WORK REQUIRED: Send each entry back exactly as given, pictures excluded.

● ● ● ● ● ● ●

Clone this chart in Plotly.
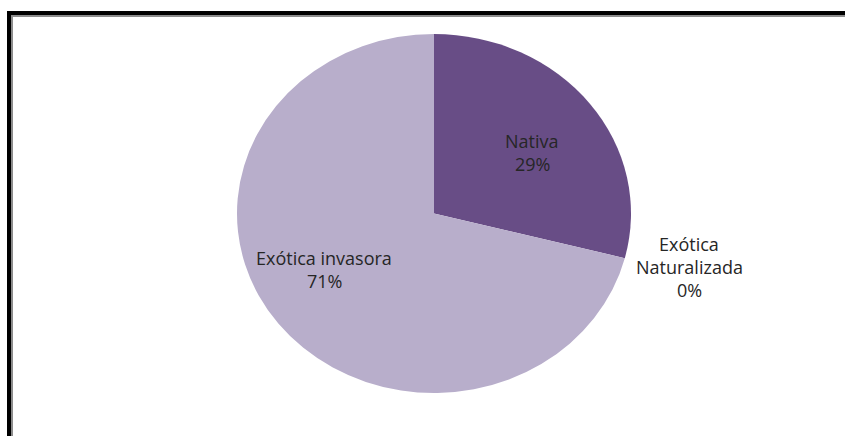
import plotly.graph_objects as go

# Species origin shares (percent)
categories = ["Nativa", "Exótica Naturalizada", "Exótica invasora"]
values = [29, 0, 71]
colors = ["#684D86", "#8064A2", "#B8AECB"]

W, H = 845, 436
cx, cy = 434, 213.5      # pie centre in pixels
rx, ry = 197, 179.5      # horizontal / vertical radius of the (flattened) pie

fig = go.Figure(
    go.Pie(
        labels=categories,
        values=values,
        sort=False,
        direction="clockwise",
        rotation=0,
        marker=dict(colors=colors, line=dict(width=0)),
        textinfo="none",
        hoverinfo="skip",
        showlegend=False,
        domain=dict(
            x=[(cx - ry) / W, (cx + ry) / W],
            y=[(H - cy - ry) / H, (H - cy + ry) / H],
        ),
    )
)

total = sum(values)
# label lines and centre position of each label block (pixels)
label_lines = {
    "Nativa": (["Nativa"], 532, 141),
    "Exótica Naturalizada": (["Exótica", "Naturalizada"], 689, 244),
    "Exótica invasora": (["Exótica invasora"], 324, 258),
}
line_step = 23
annotations = []
for cat, val in zip(categories, values):
    lines, px, py = label_lines[cat]
    lines = lines + [f"{round(100 * val / total)}%"]
    for i, txt in enumerate(lines):
        annotations.append(
            dict(
                x=px / W, y=1 - (py + i * line_step) / H, xref="paper", yref="paper",
                xanchor="center", yanchor="middle",
                text=txt, showarrow=False,
                font=dict(family="Open Sans, sans-serif", size=18, color="#262626"),
            )
        )

# Chart frame: thick black outer rule with a thin grey inner rule
shapes = [
    dict(type="line", xref="paper", yref="paper", x0=9 / W, x1=1.2, y0=1 - 13 / H, y1=1 - 13 / H,
         line=dict(color="black", width=4)),
    dict(type="line", xref="paper", yref="paper", x0=9 / W, x1=9 / W, y0=1 - 11 / H, y1=-0.2,
         line=dict(color="black", width=4)),
    dict(type="line", xref="paper", yref="paper", x0=12 / W, x1=1.2, y0=1 - 16 / H, y1=1 - 16 / H,
         line=dict(color="#8c8c8c", width=2)),
    dict(type="line", xref="paper", yref="paper", x0=12 / W, x1=12 / W, y0=1 - 15 / H, y1=-0.2,
         line=dict(color="#8c8c8c", width=2)),
]

fig.update_layout(
    width=W, height=H,
    margin=dict(l=0, r=0, t=0, b=0),
    paper_bgcolor="white", plot_bgcolor="white",
    annotations=annotations,
    shapes=shapes,
)

# Stretch the pie horizontally about its centre to get the flattened look
sx = rx / ry
stretch_js = (
    "var gd = document.getElementById('{plot_id}');"
    "function stretchPie(){gd.querySelectorAll('.pielayer .trace').forEach(function(t){"
    f"t.setAttribute('transform','translate({cx},0) scale({sx:.4f},1) translate({-cx},0)');"
    "});}"
    "stretchPie(); gd.on('plotly_afterplot', stretchPie);"
)

fig.write_html("out.html", include_plotlyjs=True, config={"displayModeBar": False},
               post_script=stretch_js)
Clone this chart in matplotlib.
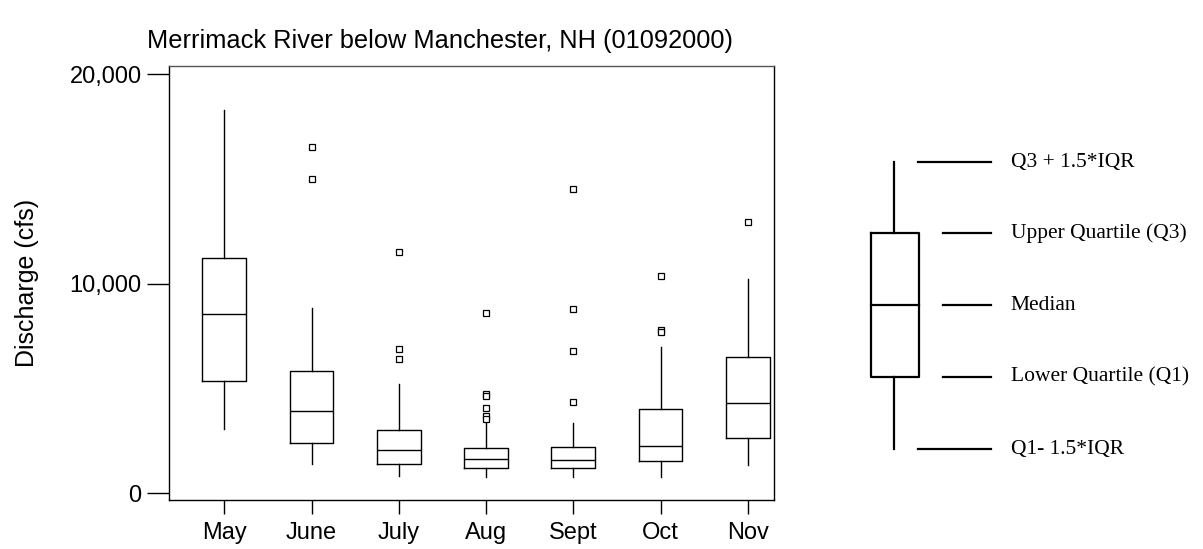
import matplotlib
matplotlib.use("Agg")
import matplotlib.pyplot as plt
from matplotlib.lines import Line2D

months = ["May", "June", "July", "Aug", "Sept", "Oct", "Nov"]
whislo = [3070, 1385, 825, 765, 765, 765, 1335]
q1 = [5375, 2415, 1400, 1220, 1220, 1540, 2625]
med = [8545, 3915, 2065, 1650, 1605, 2270, 4310]
q3 = [11245, 5835, 3035, 2150, 2225, 4010, 6505]
whishi = [18295, 8845, 5230, 3420, 3340, 7000, 10215]
fliers = [
    [],
    [16515, 14990],
    [11515, 6900, 6410],
    [8590, 4740, 4645, 4060, 3690, 3530],
    [14525, 8800, 6805, 4360],
    [10385, 7780, 7700],
    [12935],
]
yticks = [0, 10000, 20000]
ytick_labels = ["0", "10,000", "20,000"]
legend_labels = ["Q3 + 1.5*IQR", "Upper Quartile (Q3)", "Median",
                 "Lower Quartile (Q1)", "Q1- 1.5*IQR"]

W, H = 1203, 549
fig = plt.figure(figsize=(W / 100, H / 100), dpi=100)
sans = ["Liberation Sans", "DejaVu Sans"]
serif = ["Liberation Serif", "DejaVu Serif"]

L, R, T, B = 169.3, 774, 66, 500
ax = fig.add_axes([L / W, (H - B) / H, (R - L) / W, (B - T) / H])

stats = []
for i in range(len(months)):
    stats.append(dict(label=months[i], whislo=whislo[i], q1=q1[i], med=med[i],
                      q3=q3[i], whishi=whishi[i], fliers=fliers[i]))

lw = 1.0
ax.bxp(stats, positions=range(1, len(months) + 1), widths=0.5, showcaps=False,
       boxprops=dict(color="black", linewidth=lw),
       whiskerprops=dict(color="black", linewidth=lw),
       medianprops=dict(color="black", linewidth=lw),
       flierprops=dict(marker="s", markersize=5, markerfacecolor="white",
                       markeredgecolor="black", markeredgewidth=0.9, linestyle="none"))

ax.set_xlim(0.37, 7.30)
ax.set_ylim(-320, 20395)
ax.set_yticks(yticks)
ax.set_yticklabels(ytick_labels, fontfamily=sans, fontsize=17)
ax.set_xticks(range(1, len(months) + 1))
ax.set_xticklabels(months, fontfamily=sans, fontsize=17)
ax.tick_params(axis="y", length=16, width=1, direction="out", pad=4)
ax.tick_params(axis="x", length=10, width=1, direction="out", pad=6)
for s in ax.spines.values():
    s.set_linewidth(1.0)
    s.set_color("black")
ax.spines["top"].set_color("#555555")
ax.set_ylabel("Discharge (cfs)", fontfamily=sans, fontsize=18, labelpad=22)
fig.text(440 / W, 1 - 41 / H, "Merrimack River below Manchester, NH (01092000)",
         ha="center", va="center", fontfamily=sans, fontsize=18.3)

# schematic legend drawn in figure pixel coordinates
lax = fig.add_axes([0, 0, 1, 1], facecolor="none")
lax.set_xlim(0, W)
lax.set_ylim(H, 0)
lax.axis("off")
llw = 1.6
bx0, bx1, bxc = 870.7, 918.7, 894.3
ys = [162.3, 233.3, 305, 377.3, 449.3]
lax.add_line(Line2D([bxc, bxc], [ys[0], ys[1]], color="black", lw=llw))
lax.add_line(Line2D([bxc, bxc], [ys[3], ys[4]], color="black", lw=llw))
lax.add_line(Line2D([bx0, bx1, bx1, bx0, bx0], [ys[1], ys[1], ys[3], ys[3], ys[1]],
                    color="black", lw=llw))
lax.add_line(Line2D([bx0, bx1], [ys[2], ys[2]], color="black", lw=llw))
for i, (y, lab) in enumerate(zip(ys, legend_labels)):
    x0 = 918.3 if i in (0, 4) else 942.7
    lax.add_line(Line2D([x0, 990.7], [y, y], color="black", lw=llw))
    lax.text(1010.7, y, lab, ha="left", va="center", fontfamily=serif, fontsize=15.5)

fig.savefig("out.png", dpi=100)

● ● ● ● ● ● ●

ANSWER IN FULL:
Clone this chart in Plotly.
import plotly.graph_objects as go

# Species origin shares (percent)
categories = ["Nativa", "Exótica Naturalizada", "Exótica invasora"]
values = [29, 0, 71]
colors = ["#684D86", "#8064A2", "#B8AECB"]

W, H = 845, 436
cx, cy = 434, 213.5      # pie centre in pixels
rx, ry = 197, 179.5      # horizontal / vertical radius of the (flattened) pie

fig = go.Figure(
    go.Pie(
        labels=categories,
        values=values,
        sort=False,
        direction="clockwise",
        rotation=0,
        marker=dict(colors=colors, line=dict(width=0)),
        textinfo="none",
        hoverinfo="skip",
        showlegend=False,
        domain=dict(
            x=[(cx - ry) / W, (cx + ry) / W],
            y=[(H - cy - ry) / H, (H - cy + ry) / H],
        ),
    )
)

total = sum(values)
# label lines and centre position of each label block (pixels)
label_lines = {
    "Nativa": (["Nativa"], 532, 141),
    "Exótica Naturalizada": (["Exótica", "Naturalizada"], 689, 244),
    "Exótica invasora": (["Exótica invasora"], 324, 258),
}
line_step = 23
annotations = []
for cat, val in zip(categories, values):
    lines, px, py = label_lines[cat]
    lines = lines + [f"{round(100 * val / total)}%"]
    for i, txt in enumerate(lines):
        annotations.append(
            dict(
                x=px / W, y=1 - (py + i * line_step) / H, xref="paper", yref="paper",
                xanchor="center", yanchor="middle",
                text=txt, showarrow=False,
                font=dict(family="Open Sans, sans-serif", size=18, color="#262626"),
            )
        )

# Chart frame: thick black outer rule with a thin grey inner rule
shapes = [
    dict(type="line", xref="paper", yref="paper", x0=9 / W, x1=1.2, y0=1 - 13 / H, y1=1 - 13 / H,
         line=dict(color="black", width=4)),
    dict(type="line", xref="paper", yref="paper", x0=9 / W, x1=9 / W, y0=1 - 11 / H, y1=-0.2,
         line=dict(color="black", width=4)),
    dict(type="line", xref="paper", yref="paper", x0=12 / W, x1=1.2, y0=1 - 16 / H, y1=1 - 16 / H,
         line=dict(color="#8c8c8c", width=2)),
    dict(type="line", xref="paper", yref="paper", x0=12 / W, x1=12 / W, y0=1 - 15 / H, y1=-0.2,
         line=dict(color="#8c8c8c", width=2)),
]

fig.update_layout(
    width=W, height=H,
    margin=dict(l=0, r=0, t=0, b=0),
    paper_bgcolor="white", plot_bgcolor="white",
    annotations=annotations,
    shapes=shapes,
)

# Stretch the pie horizontally about its centre to get the flattened look
sx = rx / ry
stretch_js = (
    "var gd = document.getElementById('{plot_id}');"
    "function stretchPie(){gd.querySelectorAll('.pielayer .trace').forEach(function(t){"
    f"t.setAttribute('transform','translate({cx},0) scale({sx:.4f},1) translate({-cx},0)');"
    "});}"
    "stretchPie(); gd.on('plotly_afterplot', stretchPie);"
)

fig.write_html("out.html", include_plotlyjs=True, config={"displayModeBar": False},
               post_script=stretch_js)
Clone this chart in matplotlib.
import matplotlib
matplotlib.use("Agg")
import matplotlib.pyplot as plt
from matplotlib.lines import Line2D

months = ["May", "June", "July", "Aug", "Sept", "Oct", "Nov"]
whislo = [3070, 1385, 825, 765, 765, 765, 1335]
q1 = [5375, 2415, 1400, 1220, 1220, 1540, 2625]
med = [8545, 3915, 2065, 1650, 1605, 2270, 4310]
q3 = [11245, 5835, 3035, 2150, 2225, 4010, 6505]
whishi = [18295, 8845, 5230, 3420, 3340, 7000, 10215]
fliers = [
    [],
    [16515, 14990],
    [11515, 6900, 6410],
    [8590, 4740, 4645, 4060, 3690, 3530],
    [14525, 8800, 6805, 4360],
    [10385, 7780, 7700],
    [12935],
]
yticks = [0, 10000, 20000]
ytick_labels = ["0", "10,000", "20,000"]
legend_labels = ["Q3 + 1.5*IQR", "Upper Quartile (Q3)", "Median",
                 "Lower Quartile (Q1)", "Q1- 1.5*IQR"]

W, H = 1203, 549
fig = plt.figure(figsize=(W / 100, H / 100), dpi=100)
sans = ["Liberation Sans", "DejaVu Sans"]
serif = ["Liberation Serif", "DejaVu Serif"]

L, R, T, B = 169.3, 774, 66, 500
ax = fig.add_axes([L / W, (H - B) / H, (R - L) / W, (B - T) / H])

stats = []
for i in range(len(months)):
    stats.append(dict(label=months[i], whislo=whislo[i], q1=q1[i], med=med[i],
                      q3=q3[i], whishi=whishi[i], fliers=fliers[i]))

lw = 1.0
ax.bxp(stats, positions=range(1, len(months) + 1), widths=0.5, showcaps=False,
       boxprops=dict(color="black", linewidth=lw),
       whiskerprops=dict(color="black", linewidth=lw),
       medianprops=dict(color="black", linewidth=lw),
       flierprops=dict(marker="s", markersize=5, markerfacecolor="white",
                       markeredgecolor="black", markeredgewidth=0.9, linestyle="none"))

ax.set_xlim(0.37, 7.30)
ax.set_ylim(-320, 20395)
ax.set_yticks(yticks)
ax.set_yticklabels(ytick_labels, fontfamily=sans, fontsize=17)
ax.set_xticks(range(1, len(months) + 1))
ax.set_xticklabels(months, fontfamily=sans, fontsize=17)
ax.tick_params(axis="y", length=16, width=1, direction="out", pad=4)
ax.tick_params(axis="x", length=10, width=1, direction="out", pad=6)
for s in ax.spines.values():
    s.set_linewidth(1.0)
    s.set_color("black")
ax.spines["top"].set_color("#555555")
ax.set_ylabel("Discharge (cfs)", fontfamily=sans, fontsize=18, labelpad=22)
fig.text(440 / W, 1 - 41 / H, "Merrimack River below Manchester, NH (01092000)",
         ha="center", va="center", fontfamily=sans, fontsize=18.3)

# schematic legend drawn in figure pixel coordinates
lax = fig.add_axes([0, 0, 1, 1], facecolor="none")
lax.set_xlim(0, W)
lax.set_ylim(H, 0)
lax.axis("off")
llw = 1.6
bx0, bx1, bxc = 870.7, 918.7, 894.3
ys = [162.3, 233.3, 305, 377.3, 449.3]
lax.add_line(Line2D([bxc, bxc], [ys[0], ys[1]], color="black", lw=llw))
lax.add_line(Line2D([bxc, bxc], [ys[3], ys[4]], color="black", lw=llw))
lax.add_line(Line2D([bx0, bx1, bx1, bx0, bx0], [ys[1], ys[1], ys[3], ys[3], ys[1]],
                    color="black", lw=llw))
lax.add_line(Line2D([bx0, bx1], [ys[2], ys[2]], color="black", lw=llw))
for i, (y, lab) in enumerate(zip(ys, legend_labels)):
    x0 = 918.3 if i in (0, 4) else 942.7
    lax.add_line(Line2D([x0, 990.7], [y, y], color="black", lw=llw))
    lax.text(1010.7, y, lab, ha="left", va="center", fontfamily=serif, fontsize=15.5)

fig.savefig("out.png", dpi=100)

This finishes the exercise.